Not many players have gone through as much as Morgan, but he remains in the league. After his latest incident, it is time to wonder if he is running out of chances.
While he is having a difficult season, his time in Milwaukee may be running out. The team is falling out of contention, and they may be looking to sell at the deadline.
As a player, I respect what he can do on the field. There are not many outfielders who cover the ground he does. On the bases, he can make a pitcher's life miserable. He has great speed and is always a threat to steal.
This may not be the worst incident, but it is certainly one that could draw discipline.
August 21, 2010: Philadelphia
In his first incident involving a fan, Morgan was a member of the Washington Nationals.
After being heckled by fans in Philadelphia, he threw a ball into the stands and hit a Phillies fan in the head.
MLB suspended him for seven games, but he appealed it and won. He won the appeal thanks to fans sticking up for him, and the league determined he did not intentionally harm the fan.
Nevertheless, this incident cleared the way for more throughout his career.
September 1, 2010: Florida
While his appeal for his first incident was still being going on, Morgan could not stay out of trouble.
This incident started the night before when he barreled over Marlins catcher Matt Hayes in an extra-inning battle. The Marlins thought it was unnecessary, especially since he probably would have been safe had he slid into the plate.
In the next game of the series, Florida pitcher Chris Volstad plunked Morgan in the fourth inning. With the Marlins leading 14-3 at the time, Morgan broke one of baseball's unwritten rule and proceed to steal two bases during the blowout.
When he came to the plate in the sixth inning, Volstad threw behind Morgan and started a benches-clearing brawl.
MLB suspended Morgan for eight games after the brawl, and he was traded to Milwaukee in the offseason.
September 7, 2011: St. Louis
A battle for the NL Central got ugly on this night, and Morgan found himself in the middle of it.
After he struck out against Chris Carpenter in the ninth inning, the two exchanged words. Although benches cleared, no punches were thrown. Morgan had to be restrained by his teammates and was ejected.
After the game, he decided to send out a tweet and called out the Cardinals:
Where still n 1st and I hope those crying birds injoy watching tha Crew in tha Playoffs!!! Aaaaahhhhh!!!— Nyjer Morgan - T Dot (@TheRealTPlush) September 8, 2011
At that point in the season, Milwaukee was on their way to the playoffs and St. Louis was not. When the season ended, the Cardinals got the last laugh.
June 27, 2012: Cincinnati
The final incident happened on Wednesday afternoon in the ninth inning of a Milwaukee victory.

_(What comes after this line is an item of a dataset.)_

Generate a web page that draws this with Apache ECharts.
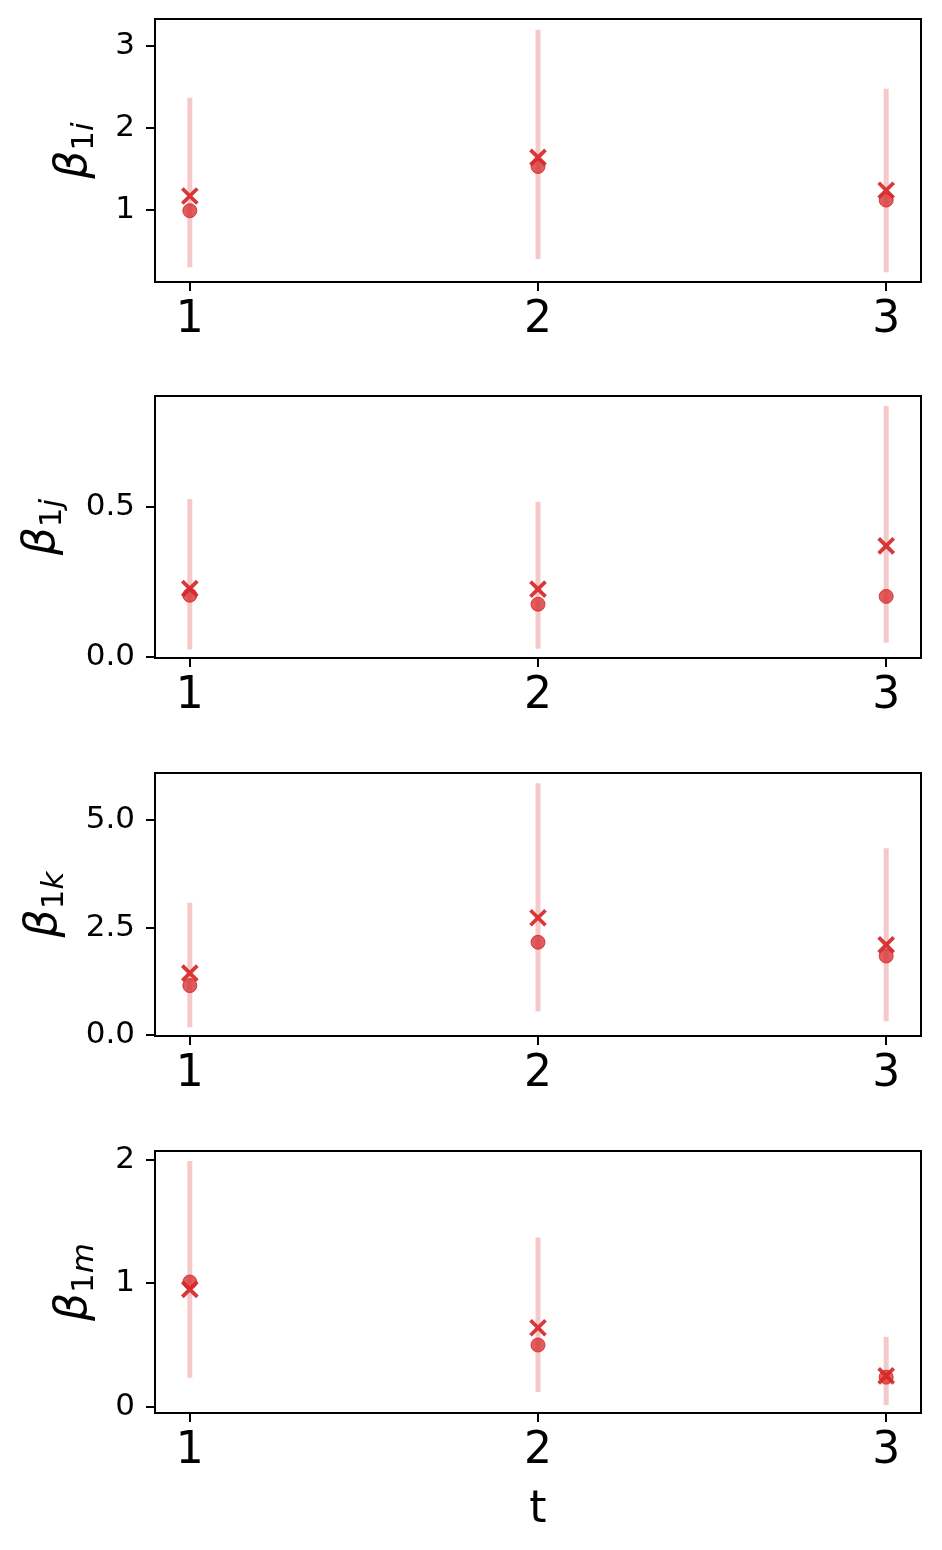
<!DOCTYPE html>
<html>
<head>
<meta charset="utf-8">
<script src="https://cdn.jsdelivr.net/npm/echarts@6/dist/echarts.min.js"></script>
<style>
html,body{margin:0;padding:0;background:#fff;}
#c{width:942px;height:1550px;}
</style>
</head>
<body>
<div id="c"></div>
<script>
// ---- data ----
const tValues = [1, 2, 3];
const xTickValues = [1, 2, 3];

const b1iCircle = [0.99, 1.53, 1.12];
const b1iCross  = [1.17, 1.64, 1.24];
const b1iLow    = [0.30, 0.40, 0.24];
const b1iHigh   = [2.37, 3.20, 2.48];

const b1jCircle = [0.206, 0.176, 0.202];
const b1jCross  = [0.228, 0.226, 0.370];
const b1jLow    = [0.025, 0.028, 0.048];
const b1jHigh   = [0.526, 0.517, 0.836];

const b1kCircle = [1.15, 2.16, 1.84];
const b1kCross  = [1.44, 2.73, 2.10];
const b1kLow    = [0.18, 0.55, 0.32];
const b1kHigh   = [3.08, 5.86, 4.35];

const b1mCircle = [1.01, 0.50, 0.24];
const b1mCross  = [0.95, 0.64, 0.25];
const b1mLow    = [0.235, 0.12, 0.014];
const b1mHigh   = [1.99, 1.37, 0.566];

const yTicks1 = [1, 2, 3];        const yLabels1 = ['1', '2', '3'];
const yTicks2 = [0, 0.5];         const yLabels2 = ['0.0', '0.5'];
const yTicks3 = [0, 2.5, 5];      const yLabels3 = ['0.0', '2.5', '5.0'];
const yTicks4 = [0, 1, 2];        const yLabels4 = ['0', '1', '2'];

const subscripts = ['i', 'j', 'k', 'm'];

// ---- layout / style ----
const FONT = 'DejaVu Sans';
const RED = '#d62728';
const panels = [
  {circle: b1iCircle, cross: b1iCross, low: b1iLow, high: b1iHigh, ticks: yTicks1, labels: yLabels1, min: 0.12, max: 3.33, top: 19, height: 263, gap: 55},
  {circle: b1jCircle, cross: b1jCross, low: b1jLow, high: b1jHigh, ticks: yTicks2, labels: yLabels2, min: -0.003, max: 0.869, top: 396, height: 262, gap: 87},
  {circle: b1kCircle, cross: b1kCross, low: b1kLow, high: b1kHigh, ticks: yTicks3, labels: yLabels3, min: -0.023, max: 6.10, top: 773, height: 263, gap: 85},
  {circle: b1mCircle, cross: b1mCross, low: b1mLow, high: b1mHigh, ticks: yTicks4, labels: yLabels4, min: -0.05, max: 2.07, top: 1151, height: 262, gap: 55}
];

const grid = [], xAxis = [], yAxis = [], series = [];
panels.forEach((p, i) => {
  grid.push({left: 155, right: 21, top: p.top, height: p.height, show: true,
    borderColor: '#000', borderWidth: 2, backgroundColor: 'transparent', containLabel: false});
  xAxis.push({
    gridIndex: i, type: 'value', min: 0.9, max: 3.1,
    name: i === 3 ? 't' : '', nameLocation: 'middle', nameGap: 76,
    nameTextStyle: {fontFamily: FONT, fontSize: 44, color: '#000'},
    axisLine: {show: true, onZero: false, lineStyle: {color: '#000', width: 2}},
    axisTick: {show: true, length: 9, lineStyle: {color: '#000', width: 2}, customValues: xTickValues},
    axisLabel: {show: true, fontFamily: FONT, fontSize: 44, color: '#000', margin: 17,
      customValues: xTickValues, formatter: v => String(v)},
    splitLine: {show: false}
  });
  const labelMap = {};
  p.ticks.forEach((v, k) => { labelMap[v] = p.labels[k]; });
  yAxis.push({
    gridIndex: i, type: 'value', min: p.min, max: p.max,
    name: '{b|β}{n|1}{s|' + subscripts[i] + '}',
    nameLocation: 'middle', nameGap: p.gap, nameRotate: 90,
    nameTextStyle: {
      fontFamily: FONT, color: '#000',
      rich: {
        b: {fontFamily: FONT, fontStyle: 'italic', fontSize: 44, color: '#000', lineHeight: 50},
        n: {fontFamily: FONT, fontSize: 31, color: '#000', lineHeight: 31, padding: [20, 0, 0, 0]},
        s: {fontFamily: FONT, fontStyle: 'italic', fontSize: 31, color: '#000', lineHeight: 31, padding: [20, 0, 0, 0]}
      }
    },
    axisLine: {show: true, onZero: false, lineStyle: {color: '#000', width: 2}},
    axisTick: {show: true, length: 9, lineStyle: {color: '#000', width: 2}, customValues: p.ticks},
    axisLabel: {show: true, fontFamily: FONT, fontSize: 31, color: '#000', margin: 20,
      customValues: p.ticks, formatter: v => (labelMap[v] !== undefined ? labelMap[v] : String(v))},
    splitLine: {show: false}
  });
  const errData = tValues.map((t, k) => [t, p.low[k], p.high[k]]);
  series.push({
    type: 'custom', xAxisIndex: i, yAxisIndex: i, data: errData,
    encode: {x: 0, y: [1, 2]}, z: 1,
    renderItem: (params, api) => {
      const a = api.coord([api.value(0), api.value(1)]);
      const b = api.coord([api.value(0), api.value(2)]);
      return {type: 'line', shape: {x1: a[0], y1: a[1], x2: b[0], y2: b[1]},
        style: {stroke: '#f5c9c9', lineWidth: 5}};
    }
  });
  series.push({
    type: 'scatter', xAxisIndex: i, yAxisIndex: i, z: 2,
    data: tValues.map((t, k) => [t, p.circle[k]]),
    symbol: 'circle', symbolSize: 14,
    itemStyle: {color: 'rgba(214,39,40,0.75)', borderColor: 'rgba(214,39,40,0.85)', borderWidth: 1, opacity: 1}
  });
  series.push({
    type: 'scatter', xAxisIndex: i, yAxisIndex: i, z: 3,
    data: tValues.map((t, k) => [t, p.cross[k]]),
    symbol: 'path://M0,0L10,10M10,0L0,10', symbolSize: 15,
    itemStyle: {color: 'none', borderColor: RED, borderWidth: 3.8, opacity: 0.92}
  });
});

const chart = echarts.init(document.getElementById('c'), null, {renderer: 'canvas'});
chart.setOption({animation: false, backgroundColor: '#fff', grid, xAxis, yAxis, series});
</script>
</body>
</html>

When Cincinnati's Devin Mesoraco hit a foul ball into the stands along the first baseline, Morgan gave a great effort to try to catch the ball. However, a Cincinnati fan also went for the ball and the two got tangled up.
While getting out of the mess, Morgan appeared to extend his arm and give the fan a shove. As he walked away, he exchanged words with the fan (who had children with him). The ump had to step between Morgan and the fan.

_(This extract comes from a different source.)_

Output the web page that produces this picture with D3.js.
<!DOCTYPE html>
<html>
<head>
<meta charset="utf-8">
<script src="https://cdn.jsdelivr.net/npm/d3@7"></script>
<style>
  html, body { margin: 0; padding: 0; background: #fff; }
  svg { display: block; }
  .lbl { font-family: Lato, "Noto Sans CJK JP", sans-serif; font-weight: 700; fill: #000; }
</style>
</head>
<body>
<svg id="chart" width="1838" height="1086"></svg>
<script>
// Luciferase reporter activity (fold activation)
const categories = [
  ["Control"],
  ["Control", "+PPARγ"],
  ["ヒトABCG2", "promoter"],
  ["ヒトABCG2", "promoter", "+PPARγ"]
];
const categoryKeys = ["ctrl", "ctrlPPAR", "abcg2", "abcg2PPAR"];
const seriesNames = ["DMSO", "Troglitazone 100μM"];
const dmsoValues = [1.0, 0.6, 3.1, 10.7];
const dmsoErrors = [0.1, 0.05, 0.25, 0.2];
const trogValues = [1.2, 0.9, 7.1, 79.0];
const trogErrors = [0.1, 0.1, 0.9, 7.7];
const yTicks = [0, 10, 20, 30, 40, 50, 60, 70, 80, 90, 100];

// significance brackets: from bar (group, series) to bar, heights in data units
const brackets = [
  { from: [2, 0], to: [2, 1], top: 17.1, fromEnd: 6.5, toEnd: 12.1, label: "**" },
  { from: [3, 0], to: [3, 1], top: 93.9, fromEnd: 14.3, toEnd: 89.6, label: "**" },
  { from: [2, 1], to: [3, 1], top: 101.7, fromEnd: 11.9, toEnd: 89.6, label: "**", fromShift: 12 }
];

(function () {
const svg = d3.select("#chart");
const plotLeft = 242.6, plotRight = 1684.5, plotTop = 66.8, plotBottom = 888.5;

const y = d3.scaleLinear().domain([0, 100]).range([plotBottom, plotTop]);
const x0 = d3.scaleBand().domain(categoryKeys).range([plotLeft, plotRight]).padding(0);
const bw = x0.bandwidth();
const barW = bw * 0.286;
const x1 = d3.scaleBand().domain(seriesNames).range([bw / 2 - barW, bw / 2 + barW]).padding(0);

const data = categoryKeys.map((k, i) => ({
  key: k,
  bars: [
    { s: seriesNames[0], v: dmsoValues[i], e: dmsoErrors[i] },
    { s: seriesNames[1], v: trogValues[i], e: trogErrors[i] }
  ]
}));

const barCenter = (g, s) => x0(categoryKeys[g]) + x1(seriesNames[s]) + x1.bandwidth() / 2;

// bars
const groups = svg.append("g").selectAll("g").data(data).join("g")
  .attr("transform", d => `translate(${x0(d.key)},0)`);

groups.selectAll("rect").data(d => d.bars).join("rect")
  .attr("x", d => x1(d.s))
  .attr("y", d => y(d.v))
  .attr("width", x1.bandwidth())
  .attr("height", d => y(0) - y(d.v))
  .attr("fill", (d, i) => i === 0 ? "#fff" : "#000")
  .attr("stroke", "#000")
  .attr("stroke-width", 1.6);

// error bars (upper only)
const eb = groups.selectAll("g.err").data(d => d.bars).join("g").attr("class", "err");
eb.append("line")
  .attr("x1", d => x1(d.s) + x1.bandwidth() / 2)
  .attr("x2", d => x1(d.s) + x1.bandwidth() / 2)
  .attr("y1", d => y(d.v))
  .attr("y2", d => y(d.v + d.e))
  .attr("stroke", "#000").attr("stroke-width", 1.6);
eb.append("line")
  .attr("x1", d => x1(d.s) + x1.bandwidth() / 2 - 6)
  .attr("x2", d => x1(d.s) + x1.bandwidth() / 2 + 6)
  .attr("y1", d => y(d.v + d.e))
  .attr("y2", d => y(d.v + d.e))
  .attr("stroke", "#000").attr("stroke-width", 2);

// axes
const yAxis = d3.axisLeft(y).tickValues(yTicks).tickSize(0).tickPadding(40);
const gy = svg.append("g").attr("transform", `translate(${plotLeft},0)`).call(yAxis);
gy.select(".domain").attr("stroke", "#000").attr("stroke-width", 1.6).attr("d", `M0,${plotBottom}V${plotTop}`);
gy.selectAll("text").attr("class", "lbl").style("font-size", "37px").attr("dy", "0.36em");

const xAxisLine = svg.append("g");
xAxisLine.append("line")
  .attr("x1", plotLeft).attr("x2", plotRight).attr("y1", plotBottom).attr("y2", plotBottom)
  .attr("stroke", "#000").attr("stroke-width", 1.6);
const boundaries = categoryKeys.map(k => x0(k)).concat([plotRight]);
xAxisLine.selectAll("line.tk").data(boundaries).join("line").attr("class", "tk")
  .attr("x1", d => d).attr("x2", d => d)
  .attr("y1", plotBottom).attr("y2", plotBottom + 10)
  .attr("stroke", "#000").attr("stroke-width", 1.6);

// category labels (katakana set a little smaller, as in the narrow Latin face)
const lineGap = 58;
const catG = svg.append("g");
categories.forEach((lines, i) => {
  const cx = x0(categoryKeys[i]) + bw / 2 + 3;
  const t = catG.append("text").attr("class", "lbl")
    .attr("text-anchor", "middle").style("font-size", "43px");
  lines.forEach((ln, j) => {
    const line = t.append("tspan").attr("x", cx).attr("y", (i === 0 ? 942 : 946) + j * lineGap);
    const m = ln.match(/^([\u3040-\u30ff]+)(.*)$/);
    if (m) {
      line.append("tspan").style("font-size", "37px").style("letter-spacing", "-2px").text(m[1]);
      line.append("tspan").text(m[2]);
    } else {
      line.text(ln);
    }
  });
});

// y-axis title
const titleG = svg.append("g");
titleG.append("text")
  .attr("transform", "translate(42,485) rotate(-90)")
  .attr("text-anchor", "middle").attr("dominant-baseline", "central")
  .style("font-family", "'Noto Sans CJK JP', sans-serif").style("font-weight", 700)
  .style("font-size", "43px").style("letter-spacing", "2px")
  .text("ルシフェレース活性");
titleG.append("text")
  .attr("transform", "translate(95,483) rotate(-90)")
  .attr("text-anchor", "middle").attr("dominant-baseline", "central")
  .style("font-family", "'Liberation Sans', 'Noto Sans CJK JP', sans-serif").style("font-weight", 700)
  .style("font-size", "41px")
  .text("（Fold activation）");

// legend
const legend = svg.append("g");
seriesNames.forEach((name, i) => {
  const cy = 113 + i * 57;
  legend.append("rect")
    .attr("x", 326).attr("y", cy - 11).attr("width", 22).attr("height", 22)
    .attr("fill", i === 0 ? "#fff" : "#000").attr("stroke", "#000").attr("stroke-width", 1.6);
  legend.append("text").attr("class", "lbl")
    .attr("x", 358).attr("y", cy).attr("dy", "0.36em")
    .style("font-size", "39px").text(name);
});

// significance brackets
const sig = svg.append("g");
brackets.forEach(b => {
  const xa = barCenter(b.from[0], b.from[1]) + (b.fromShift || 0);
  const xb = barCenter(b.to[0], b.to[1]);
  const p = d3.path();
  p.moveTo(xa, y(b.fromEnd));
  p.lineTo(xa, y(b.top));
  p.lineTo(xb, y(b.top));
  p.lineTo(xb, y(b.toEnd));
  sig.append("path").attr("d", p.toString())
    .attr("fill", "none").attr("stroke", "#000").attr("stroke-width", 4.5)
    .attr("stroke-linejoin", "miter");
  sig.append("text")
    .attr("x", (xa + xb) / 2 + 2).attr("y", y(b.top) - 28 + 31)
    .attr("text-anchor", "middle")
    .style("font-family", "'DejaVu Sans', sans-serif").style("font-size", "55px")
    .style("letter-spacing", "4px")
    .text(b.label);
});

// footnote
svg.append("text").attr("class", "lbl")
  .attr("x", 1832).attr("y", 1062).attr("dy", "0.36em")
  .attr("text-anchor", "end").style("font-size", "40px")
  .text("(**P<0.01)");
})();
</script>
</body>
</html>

All that is left now it is time to see if anything comes from this incident.
With a .233 batting average, the Brewers may decide to get rid of Morgan sometime during the season. He has failed to produce the way he did last year, and Milwaukee is out of the race.
The 31-year-old outfielder can be fun to watch when he is not getting in trouble. When he gets on a roll, he can lead a team to victory.
The league needs to review this incident and see if anything comes from it. If action is taken, Morgan may have trouble finding a job in this league.